- _Exercise brief_: Copy out the whole listing exactly as written, leaving the pictures behind.

══ Source excerpt

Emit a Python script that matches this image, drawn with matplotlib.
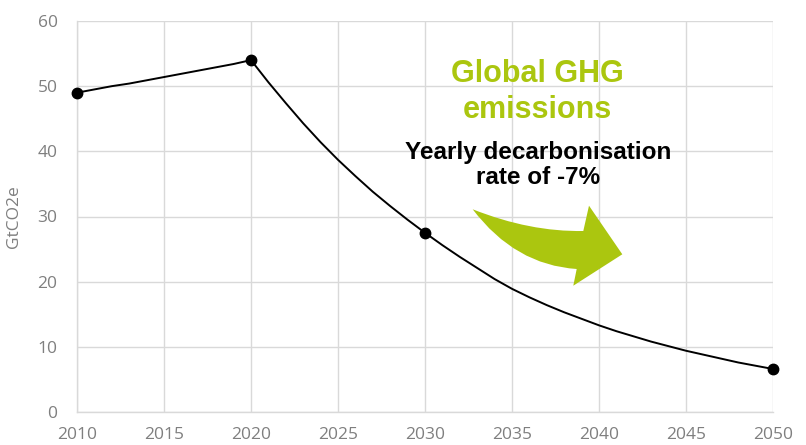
import matplotlib
matplotlib.use("Agg")
import matplotlib.pyplot as plt
from matplotlib.path import Path
from matplotlib.patches import PathPatch

# Emissions pathway (GtCO2e)
years = list(range(2010, 2051))
emissions = [
    49.0, 49.5, 50.0, 50.4, 50.9, 51.4, 51.9, 52.4, 52.9, 53.4,   # 2010-2019
    54.0, 50.6, 47.4, 44.3, 41.4, 38.7, 36.2, 33.8, 31.6, 29.5,   # 2020-2029
    27.5, 25.6, 23.8, 22.1, 20.4, 18.9, 17.6, 16.4, 15.3, 14.3,   # 2030-2039
    13.3, 12.4, 11.6, 10.8, 10.1, 9.4, 8.8, 8.2, 7.6, 7.1,        # 2040-2049
    6.6,                                                          # 2050
]
marker_years = [2010, 2020, 2030, 2050]

x_ticks = list(range(2010, 2051, 5))
y_ticks = list(range(0, 61, 10))

GREEN = "#abc60f"
GRID = "#d9d9d9"
TICK = "#7f7f7f"

W, H = 806, 445
fig = plt.figure(figsize=(W / 100, H / 100), dpi=100)
ax = fig.add_axes([77 / W, (H - 412) / H, (773 - 77) / W, (412 - 21) / H])

ax.plot(years, emissions, color="black", lw=1.4, zorder=3)
mx = [y for y in years if y in marker_years]
my = [emissions[years.index(y)] for y in mx]
ax.plot(mx, my, "o", color="black", ms=7.5, zorder=4, clip_on=False)

ax.set_xlim(2010, 2050)
ax.set_ylim(0, 60)
ax.set_xticks(x_ticks)
ax.set_yticks(y_ticks)
ax.grid(True, color=GRID, lw=1)
ax.set_axisbelow(True)
for side in ["top", "right"]:
    ax.spines[side].set_visible(False)
for side in ["left", "bottom"]:
    ax.spines[side].set_color(GRID)
    ax.spines[side].set_linewidth(1)
ax.tick_params(length=0, colors=TICK, labelsize=12.5)
ax.tick_params(axis="y", pad=14)
ax.tick_params(axis="x", pad=11)
for lab in ax.get_xticklabels() + ax.get_yticklabels():
    lab.set_family("Open Sans")

ax.set_ylabel("GtCO2e", color=TICK, fontsize=12.5, family="Open Sans")
ax.yaxis.set_label_coords((22 - 77) / (773 - 77), (412 - 217) / (412 - 21))

# annotation text
fig.text(537 / W, 1 - 92 / H, "Global GHG\nemissions", color=GREEN,
         fontsize=22, fontweight="bold", family="Liberation Sans",
         ha="center", va="center", linespacing=1.3)
fig.text(538 / W, 1 - 165 / H, "Yearly decarbonisation\nrate of -7%", color="black",
         fontsize=17.5, fontweight="bold", family="Liberation Sans",
         ha="center", va="center", linespacing=1.12)

# curved green arrow, outline in figure pixels
outline = [
    ((472.7, 209.3), Path.MOVETO),
    ((530, 232), Path.CURVE3), ((583.3, 231), Path.CURVE3),
    ((589, 205.7), Path.LINETO),
    ((622.3, 254.3), Path.LINETO),
    ((573.3, 285.7), Path.LINETO),
    ((576.7, 269), Path.LINETO),
    ((515, 265), Path.CURVE3), ((472.7, 209.3), Path.CURVE3),
    ((472.7, 209.3), Path.CLOSEPOLY),
]
verts = [(px / W, 1 - py / H) for (px, py), _ in outline]
codes = [c for _, c in outline]
fig.patches.append(PathPatch(Path(verts, codes), transform=fig.transFigure,
                             facecolor=GREEN, edgecolor="none", zorder=5))

fig.savefig("out.png", dpi=100)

════

- _The result_:
Emit a Python script that matches this image, drawn with matplotlib.
import matplotlib
matplotlib.use("Agg")
import matplotlib.pyplot as plt
from matplotlib.path import Path
from matplotlib.patches import PathPatch

# Emissions pathway (GtCO2e)
years = list(range(2010, 2051))
emissions = [
    49.0, 49.5, 50.0, 50.4, 50.9, 51.4, 51.9, 52.4, 52.9, 53.4,   # 2010-2019
    54.0, 50.6, 47.4, 44.3, 41.4, 38.7, 36.2, 33.8, 31.6, 29.5,   # 2020-2029
    27.5, 25.6, 23.8, 22.1, 20.4, 18.9, 17.6, 16.4, 15.3, 14.3,   # 2030-2039
    13.3, 12.4, 11.6, 10.8, 10.1, 9.4, 8.8, 8.2, 7.6, 7.1,        # 2040-2049
    6.6,                                                          # 2050
]
marker_years = [2010, 2020, 2030, 2050]

x_ticks = list(range(2010, 2051, 5))
y_ticks = list(range(0, 61, 10))

GREEN = "#abc60f"
GRID = "#d9d9d9"
TICK = "#7f7f7f"

W, H = 806, 445
fig = plt.figure(figsize=(W / 100, H / 100), dpi=100)
ax = fig.add_axes([77 / W, (H - 412) / H, (773 - 77) / W, (412 - 21) / H])

ax.plot(years, emissions, color="black", lw=1.4, zorder=3)
mx = [y for y in years if y in marker_years]
my = [emissions[years.index(y)] for y in mx]
ax.plot(mx, my, "o", color="black", ms=7.5, zorder=4, clip_on=False)

ax.set_xlim(2010, 2050)
ax.set_ylim(0, 60)
ax.set_xticks(x_ticks)
ax.set_yticks(y_ticks)
ax.grid(True, color=GRID, lw=1)
ax.set_axisbelow(True)
for side in ["top", "right"]:
    ax.spines[side].set_visible(False)
for side in ["left", "bottom"]:
    ax.spines[side].set_color(GRID)
    ax.spines[side].set_linewidth(1)
ax.tick_params(length=0, colors=TICK, labelsize=12.5)
ax.tick_params(axis="y", pad=14)
ax.tick_params(axis="x", pad=11)
for lab in ax.get_xticklabels() + ax.get_yticklabels():
    lab.set_family("Open Sans")

ax.set_ylabel("GtCO2e", color=TICK, fontsize=12.5, family="Open Sans")
ax.yaxis.set_label_coords((22 - 77) / (773 - 77), (412 - 217) / (412 - 21))

# annotation text
fig.text(537 / W, 1 - 92 / H, "Global GHG\nemissions", color=GREEN,
         fontsize=22, fontweight="bold", family="Liberation Sans",
         ha="center", va="center", linespacing=1.3)
fig.text(538 / W, 1 - 165 / H, "Yearly decarbonisation\nrate of -7%", color="black",
         fontsize=17.5, fontweight="bold", family="Liberation Sans",
         ha="center", va="center", linespacing=1.12)

# curved green arrow, outline in figure pixels
outline = [
    ((472.7, 209.3), Path.MOVETO),
    ((530, 232), Path.CURVE3), ((583.3, 231), Path.CURVE3),
    ((589, 205.7), Path.LINETO),
    ((622.3, 254.3), Path.LINETO),
    ((573.3, 285.7), Path.LINETO),
    ((576.7, 269), Path.LINETO),
    ((515, 265), Path.CURVE3), ((472.7, 209.3), Path.CURVE3),
    ((472.7, 209.3), Path.CLOSEPOLY),
]
verts = [(px / W, 1 - py / H) for (px, py), _ in outline]
codes = [c for _, c in outline]
fig.patches.append(PathPatch(Path(verts, codes), transform=fig.transFigure,
                             facecolor=GREEN, edgecolor="none", zorder=5))

fig.savefig("out.png", dpi=100)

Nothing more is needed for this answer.